Но вышколенная секретарша, уважительно привстав, рапортует:

— Виктор Петрович, Владимир Тимофеевич у Министра. Доложить в приемную, что Вы тут?..

— Мы с Майей в кабинете подождем. Не торопимся.

Перечить Гонтарю тогда никто не смел. Заковыристая советская субординация! Гонтарь — лишь директор театра. Но… Родственник. Близкий. Муж дочери Хрущева от первого брака. А кто муж, кто зять, кто деверь, обитатели министерских паласов знали лучше святцев. Лучше Краткого Курса Истории ВКП(б). Тут промахов у них не бывало.

Притворив дверь, Гонтарь без раздумий снимает трубку «вертушки». По аккуратненькой книжке, величиной с записную, отыскивает четырехзначный номер (по счастью или несчастью моему, всемогущая книжица на самом виду, возле телефона). Набирает. И сует мне трубку в ухо, мимически поясняя, что его тут нет.

На другом конце провода сразу отвечают:

— Серов слушает.

От неожиданности я забываю, что Серова зовут Иван Александрович. Минуту назад, совсем не ко времени, крутилось в мозгу, что Хлестакова у Гоголя тоже звали Иваном Александровичем. Ну и маразм…

— Здравствуйте, с Вами говорит Плисецкая.

Серов на приветствие не отвечает, не здоровается.

— Откуда Вы звоните? Кто дал мой номер?

Голос хриплый, взбешенный. Трубка резонирует. Гонтарь слышит весь текст громче громкого.

— Звоню из Министерства культуры…

Серов резко перебивает:

— Что Вам от меня надо?

— Я хотела с Вами поговорить…

— О чем?

— Меня не выпускают за границу. В лондонскую поездку…

— А я тут при чем?

Мой голос начинает дрожать. Сдают нервы. Он разговаривал со мной как сущий хам!

— Все говорят, что это Вы меня не пускаете…

— Кто все?

— Все…

— А все-таки?..

Я теряю над собой контроль, теряю самообладание. Связки в гортани уже не подчиняются рассудку. Как со стороны, слышу свой чужой, глухой голос:

— Раиса Тимофеевна Михайлова…

И уж совсем как на рынке, как торговка солеными огурцами:

— А ей больше всех надо!.. Все решает Михайлов, я здесь ни при чем…

И бросает трубку. Разговор окончен.

Понуро смотрим с Гонтарем друг на друга. Не прошел номер. Серов — отпетый бандит…

Через полчаса у Степанова сняли «вертушку». Неповинная ни в чем секретарша была уволена, выброшена из Министерства на улицу. С чьего телефона я звонила, КГБ знал через миг. Степанов чудом удержался (моя «диверсия» произошла в его отсутствие) и, к чести своей, никогда, ни разу не укорил меня за безрассудство.

Гонтарь, мой милый, добросердечный Виктор Петрович, участливый, шумливый слон в посудной лавке, все равно — спасибо Вам.

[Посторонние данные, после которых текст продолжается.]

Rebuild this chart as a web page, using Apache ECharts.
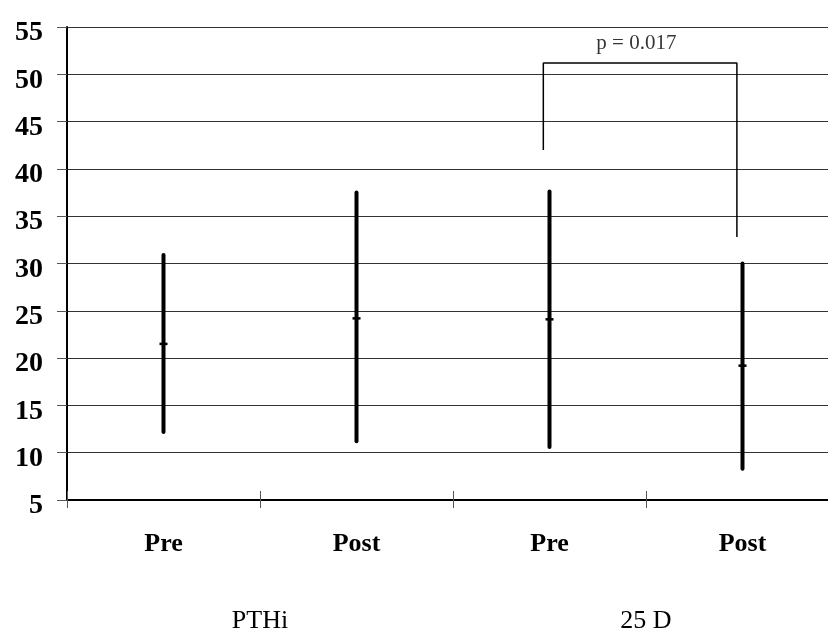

Вы были — рода человеческого. И Гонтарь, зять Хрущева, зять Хрущева, черт возьми, тоже пострадал. Что Серов доложил Никите Сергеевичу, неведомо. Но два с лишним года Гонтаря на порог не пускали в царские хоромы могущественного тестя. Закрыли поездки за границу. Карали, казнили нарушителя спокойствия…

А за мной по-прежнему каждый божий день колесила по Москве машина. Бензин государственный жгла, шины снашивала, чекистам штаны на колдобинах лоснила. И люди стали меня сторониться, избегать встреч, разговоров. Вроде я зачумленная стала. На приемы звали. Но я не ходила. А когда один раз выбралась в Кремль — вдруг кто из правительственных смилостивится, о судьбе моей заговорит, — то домой на свой Щепкинский через Москву пешком шла. Совсем одна. Никто не подвез. А раньше от «предупредительных» отбою не было.

1 и 2 октября 1956 года моя труппа в два приема вылетела в Лондон. В Москве балетного народу не густо осталось. Я в их числе…

Может быть, навязли, утомили вас даты, цифры, которые я не в меру густо рассыпала на страницах этих глав. Но, описывая свою лондонскую эпопею, я все время в дневнички свои заглядывала. Можно было бы рассказать все покороче, в общих чертах. Но я желаю, чтобы ты, читатель, неспешно, скрупулезно проследовал день за днем, день за днем путем моей маленькой Голгофы осени 1956 года.

Вот такая «Оттепель» стояла в тот год на Руси.